What About a Collection Alternative?
The other reason to request a CDP hearing is to negotiate something other than a levy. Settlement officers consider installment agreements, offers in compromise, and currently not collectible status. To evaluate any of these, the settlement officer needs financial information. That is what Form 433-A is for. It is a collection information statement showing income, expenses, assets, and debts.
If the taxpayer does not provide a Form 433-A, the settlement officer cannot evaluate a collection alternative. There is nothing to evaluate. The Tax Court has held in case after case that an Appeals officer does not abuse his or her discretion by sustaining a levy when the taxpayer fails to submit required financial information.
That was the heart of the holding here. The settlement officer asked for the Form 433-A and the supporting documents three different times across two settlement officers. The taxpayer never sent anything. The Tax Court said sustaining the levy under those circumstances was not arbitrary or capricious.
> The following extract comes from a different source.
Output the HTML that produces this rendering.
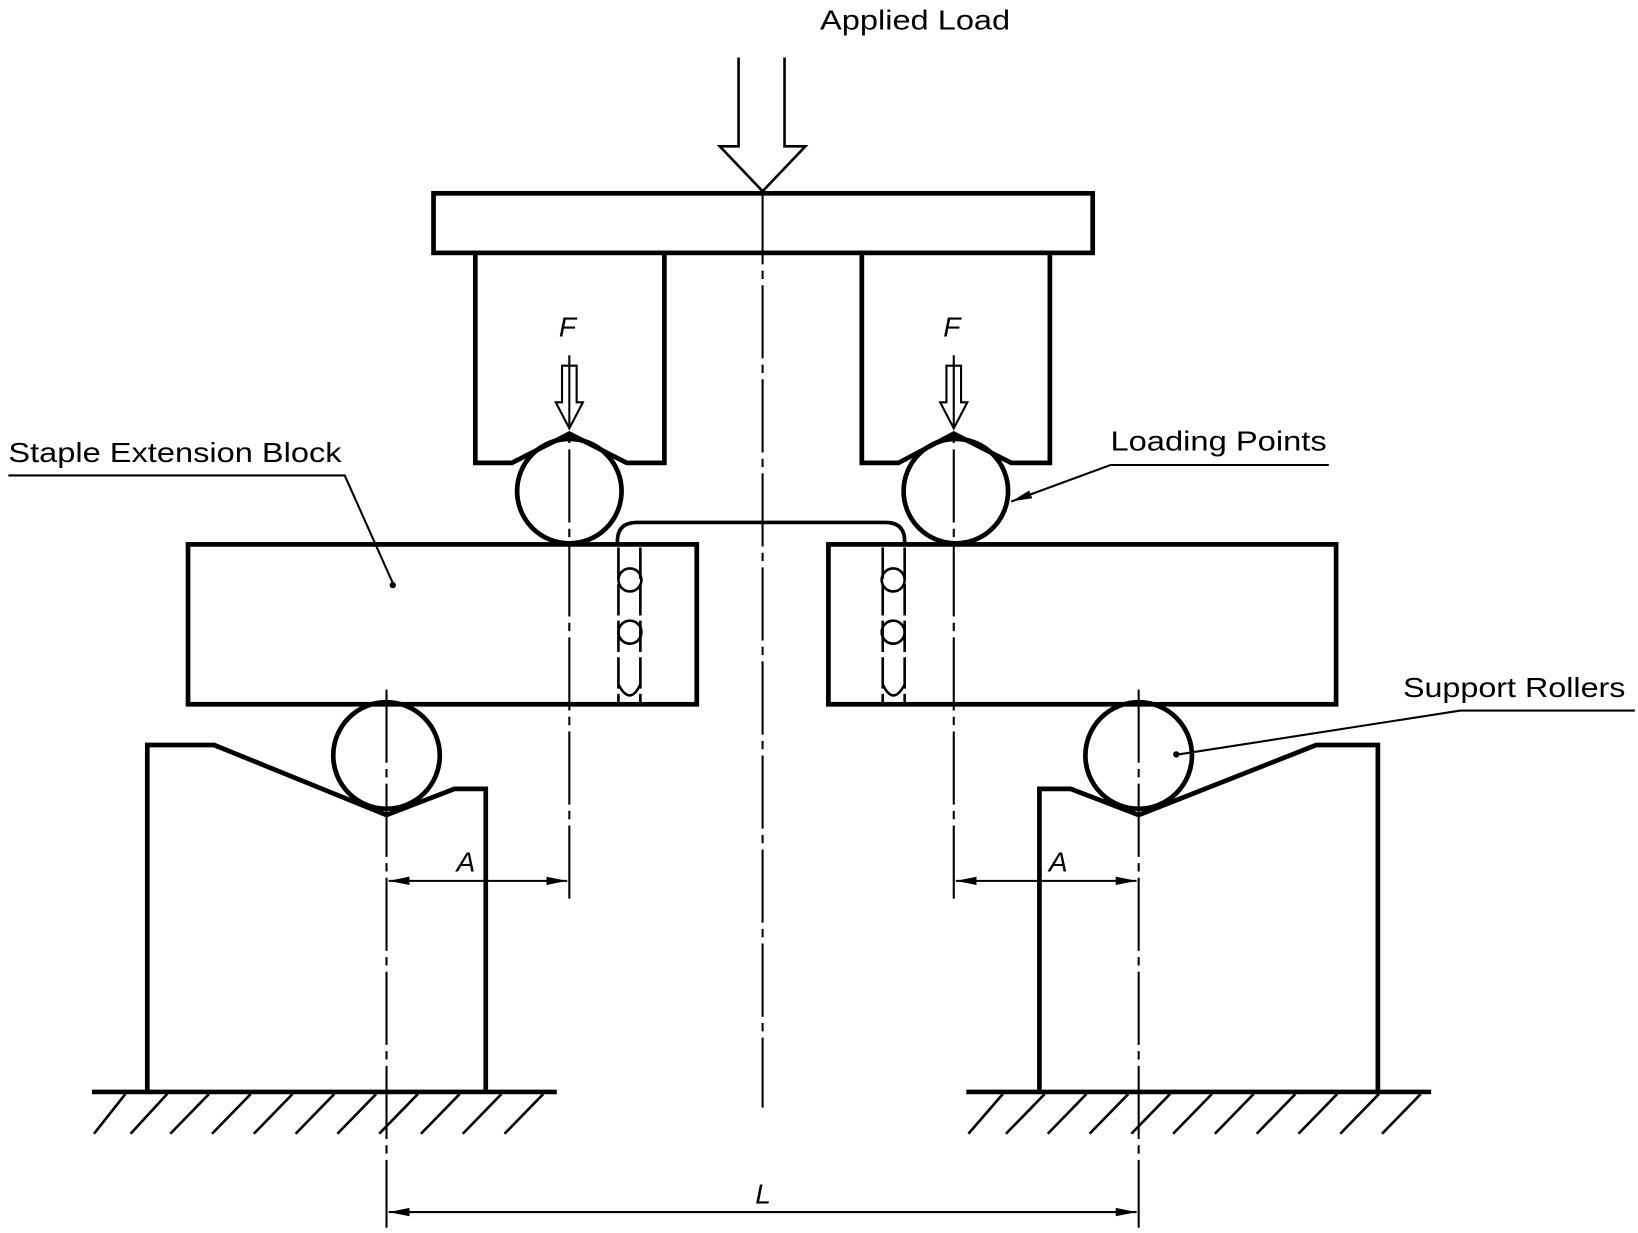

It was the only thing the settlement officer could do.
The Takeaway
The lesson from this case is that a CDP hearing is a one-shot opportunity–technically two, as taxpayers can request a hearing on the first lien and also on the first levy. You request it on Form 12153, and from that point forward, the settlement officer is the most important person in your case. If you want to challenge the underlying tax, you have to put real evidence on the table during the hearing–not after, and not in U.S. Tax Court. If you want a collection alternative, you have to provide a complete Form 433-A and the supporting documents the settlement officer asks for. Requesting delays, refusing to engage, and pointing to unrelated cases on appeal will not preserve any of your rights. It will close the door on them. Treat the CDP hearing as the case itself, because by the time you get to U.S. Tax Court, that is exactly what it was.